While the origin of sugaring can't be verified, Czarny said Iroquois legend holds that an Indian chief threw a tomahawk into a tree and came back the next morning to find running sap that he then boiled, discovering syrup.
The Rocks Estate has had a maple weekend for more than 30 years, said Manley, and through the years has expanded it.
The Rocks is now part of New Hampshire Grand and its maple experience is currently the New Hampshire Grand signature event.
The maple program is scheduled on March 22-23, March 29-30 and April 5. Reservations are recommended, with walk-in visitors permitted as space allows.

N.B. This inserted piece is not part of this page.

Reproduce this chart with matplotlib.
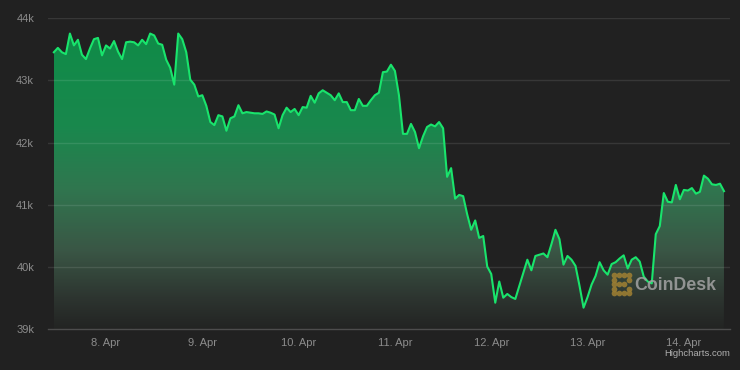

The program runs from 10 a.m. to 4 p.m. and begins with the video that chronicles the history of sugaring and how to identify trees.
The Rocks experience is hands-on, said Manley, and visitors get to drill holes in trees, install taps and hang buckets.
Nearly 70 people signed up for March 15 and at least twice that many are signed up for this weekend, he said. Most visitors spend three to four hours.
The experience also features tractor rides to the Rocks' sugar house, beside which is an interactive maple museum with sugaring artifacts.
There is also a horse-drawn carriage ride through the estate with a guide imparting local history and information on maple sugaring.
Recent private tours included people from California and Texas.
Residents more local are also venturing north for the experience, said Manley.
"We've been getting calls from all over New Hampshire," he said.